▶ Excerpted data

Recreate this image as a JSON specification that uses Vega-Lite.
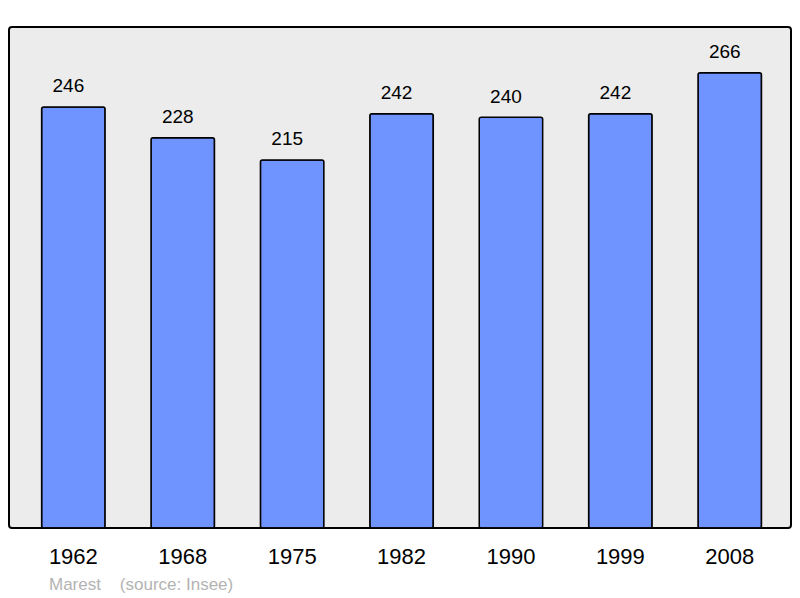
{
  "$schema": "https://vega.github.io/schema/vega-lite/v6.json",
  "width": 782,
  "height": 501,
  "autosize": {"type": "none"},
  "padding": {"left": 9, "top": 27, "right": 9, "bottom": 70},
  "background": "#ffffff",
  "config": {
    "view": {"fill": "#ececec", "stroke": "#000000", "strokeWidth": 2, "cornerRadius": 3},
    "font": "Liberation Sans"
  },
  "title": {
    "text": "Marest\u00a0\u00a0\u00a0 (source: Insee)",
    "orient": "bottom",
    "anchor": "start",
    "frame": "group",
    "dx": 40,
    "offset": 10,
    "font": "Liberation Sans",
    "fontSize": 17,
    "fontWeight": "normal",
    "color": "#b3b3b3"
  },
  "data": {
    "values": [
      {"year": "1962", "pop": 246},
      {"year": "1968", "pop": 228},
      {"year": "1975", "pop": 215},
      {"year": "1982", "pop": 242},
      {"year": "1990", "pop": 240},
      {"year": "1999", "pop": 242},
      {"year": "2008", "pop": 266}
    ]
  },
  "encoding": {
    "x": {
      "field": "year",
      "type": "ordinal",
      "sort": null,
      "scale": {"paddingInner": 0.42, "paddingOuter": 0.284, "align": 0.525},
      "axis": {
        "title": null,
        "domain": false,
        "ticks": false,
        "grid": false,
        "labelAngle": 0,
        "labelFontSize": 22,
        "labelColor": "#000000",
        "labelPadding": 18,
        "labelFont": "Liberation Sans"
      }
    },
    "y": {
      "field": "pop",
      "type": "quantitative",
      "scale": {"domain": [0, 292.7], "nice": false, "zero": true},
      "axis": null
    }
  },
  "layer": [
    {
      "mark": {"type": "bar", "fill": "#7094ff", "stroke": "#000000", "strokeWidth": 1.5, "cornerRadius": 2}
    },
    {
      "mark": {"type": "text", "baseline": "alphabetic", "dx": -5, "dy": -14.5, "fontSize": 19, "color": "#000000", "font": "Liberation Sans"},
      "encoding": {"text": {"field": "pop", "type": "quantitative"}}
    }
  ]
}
--
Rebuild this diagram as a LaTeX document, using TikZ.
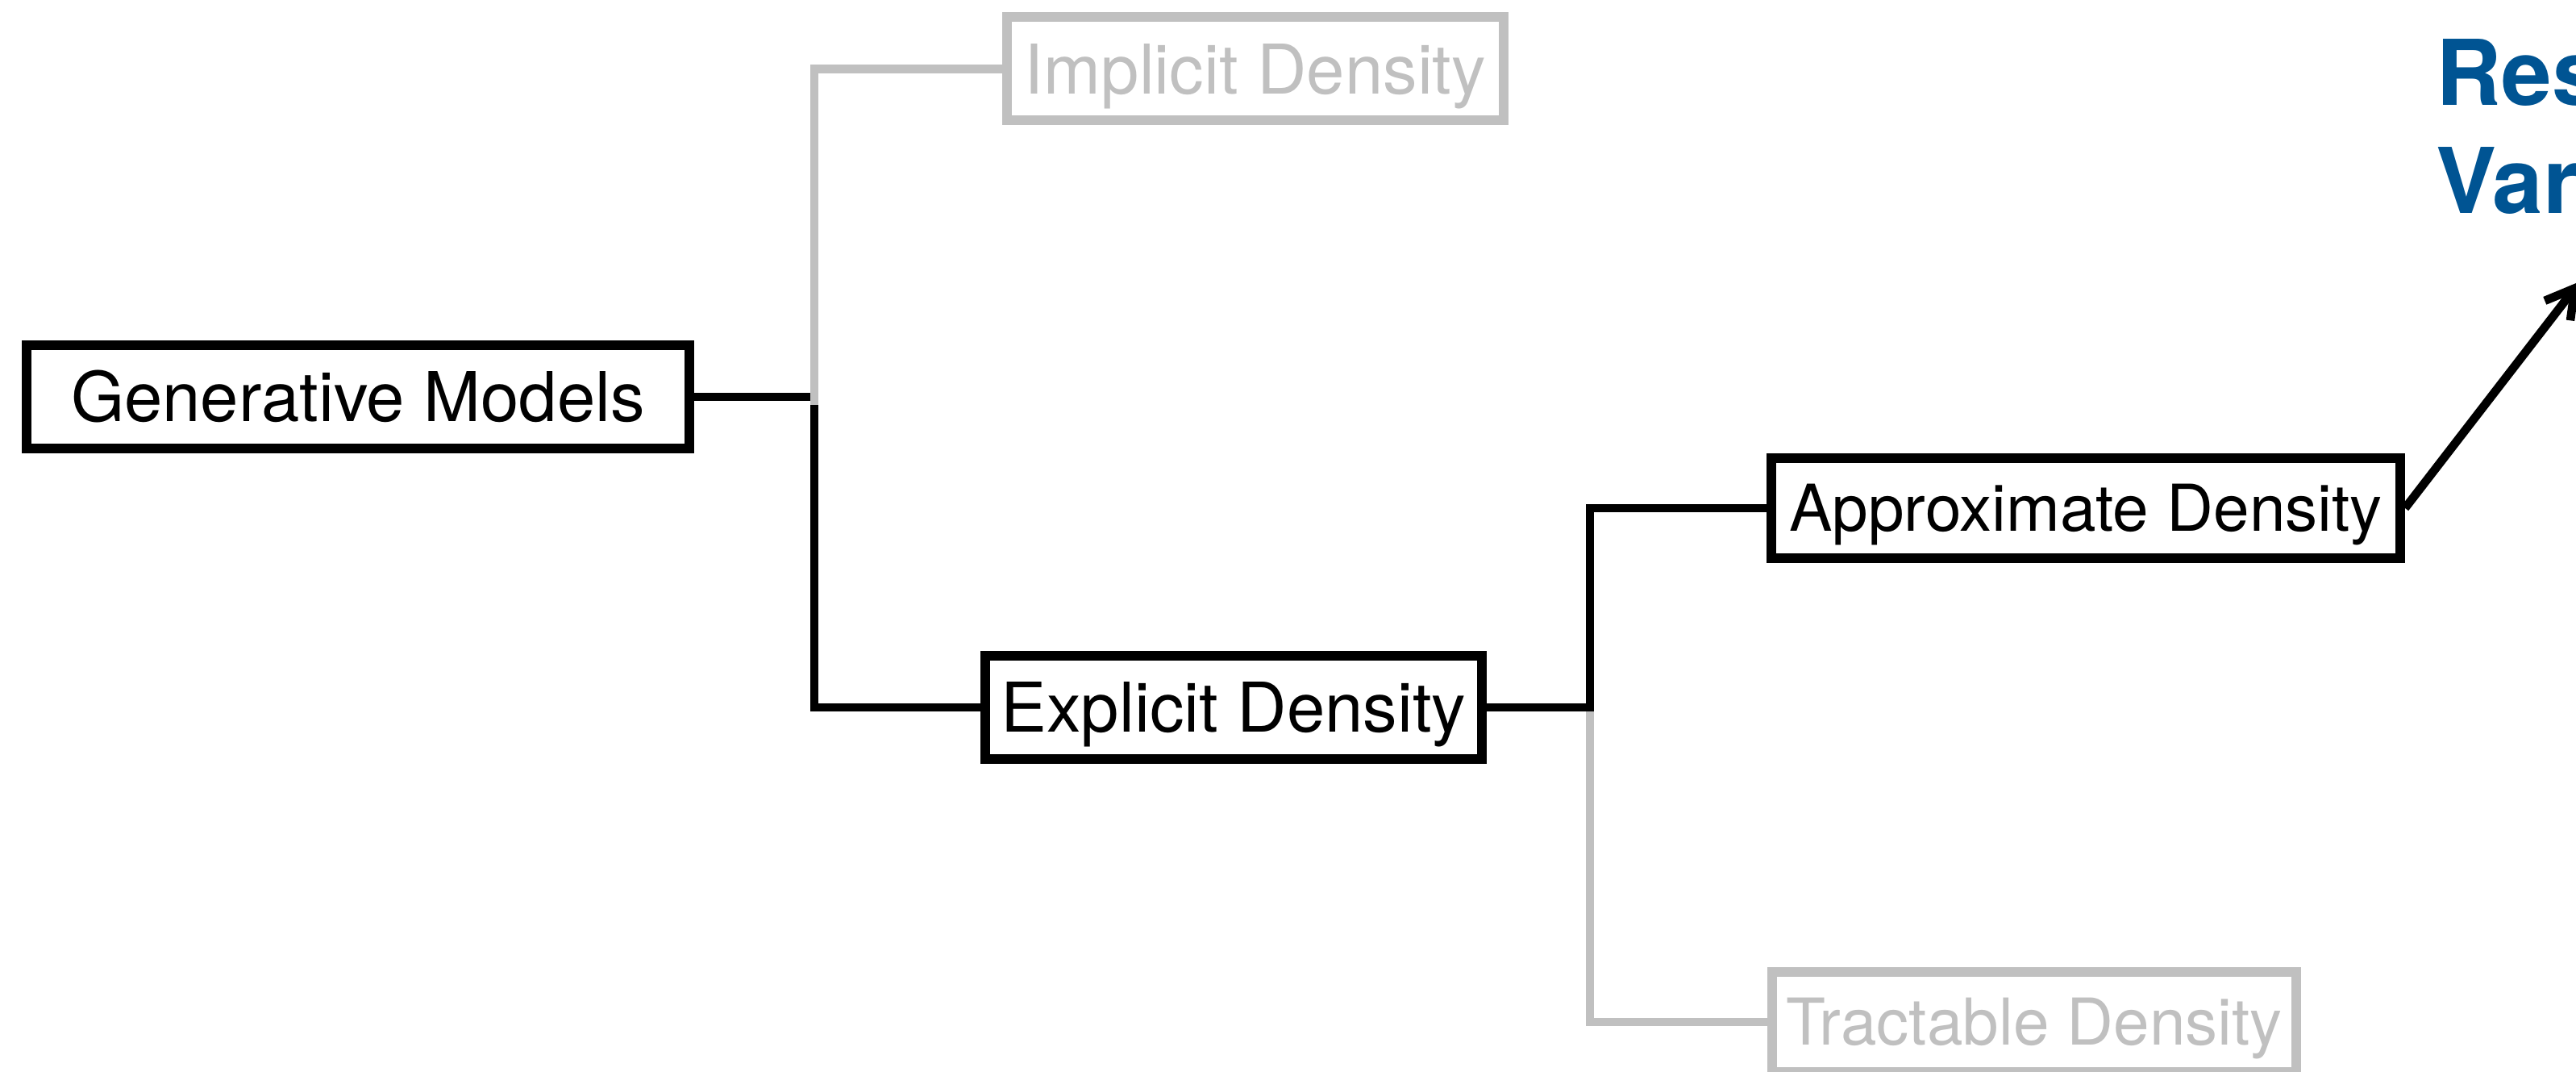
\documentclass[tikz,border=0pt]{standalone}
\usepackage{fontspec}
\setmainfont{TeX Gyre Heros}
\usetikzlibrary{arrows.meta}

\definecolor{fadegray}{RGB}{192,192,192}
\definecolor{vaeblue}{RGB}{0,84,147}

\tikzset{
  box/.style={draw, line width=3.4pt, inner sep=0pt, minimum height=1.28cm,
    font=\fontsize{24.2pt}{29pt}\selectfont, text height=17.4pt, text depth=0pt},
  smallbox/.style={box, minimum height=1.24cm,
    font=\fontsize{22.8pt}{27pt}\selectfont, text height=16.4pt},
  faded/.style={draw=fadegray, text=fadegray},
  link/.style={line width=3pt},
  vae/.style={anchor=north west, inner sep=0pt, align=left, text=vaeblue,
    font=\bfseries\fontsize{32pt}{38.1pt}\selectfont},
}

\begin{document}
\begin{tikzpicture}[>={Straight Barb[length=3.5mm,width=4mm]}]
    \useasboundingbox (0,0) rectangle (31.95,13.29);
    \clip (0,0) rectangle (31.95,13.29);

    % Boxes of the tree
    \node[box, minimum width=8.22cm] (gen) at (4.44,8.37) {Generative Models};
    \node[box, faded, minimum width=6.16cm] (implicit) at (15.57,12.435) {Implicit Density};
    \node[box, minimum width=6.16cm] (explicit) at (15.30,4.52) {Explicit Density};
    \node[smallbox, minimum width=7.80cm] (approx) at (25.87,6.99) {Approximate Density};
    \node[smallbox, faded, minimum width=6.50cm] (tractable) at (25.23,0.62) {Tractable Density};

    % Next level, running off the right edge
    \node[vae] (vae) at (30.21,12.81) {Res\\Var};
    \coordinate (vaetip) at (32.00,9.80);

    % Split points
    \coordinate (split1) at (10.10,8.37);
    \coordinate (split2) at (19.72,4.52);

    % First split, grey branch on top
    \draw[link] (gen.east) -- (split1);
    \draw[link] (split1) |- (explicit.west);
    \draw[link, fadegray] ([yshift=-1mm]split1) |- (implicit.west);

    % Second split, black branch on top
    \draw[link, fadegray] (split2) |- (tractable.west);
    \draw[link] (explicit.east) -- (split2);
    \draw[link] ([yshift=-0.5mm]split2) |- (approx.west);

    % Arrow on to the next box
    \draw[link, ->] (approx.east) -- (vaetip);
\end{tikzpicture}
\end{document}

▶ Your objective
Gather each line from the entries above that includes the word "this".

▶ Task output
Recreate this image as a JSON specification that uses Vega-Lite.
Rebuild this diagram as a LaTeX document, using TikZ.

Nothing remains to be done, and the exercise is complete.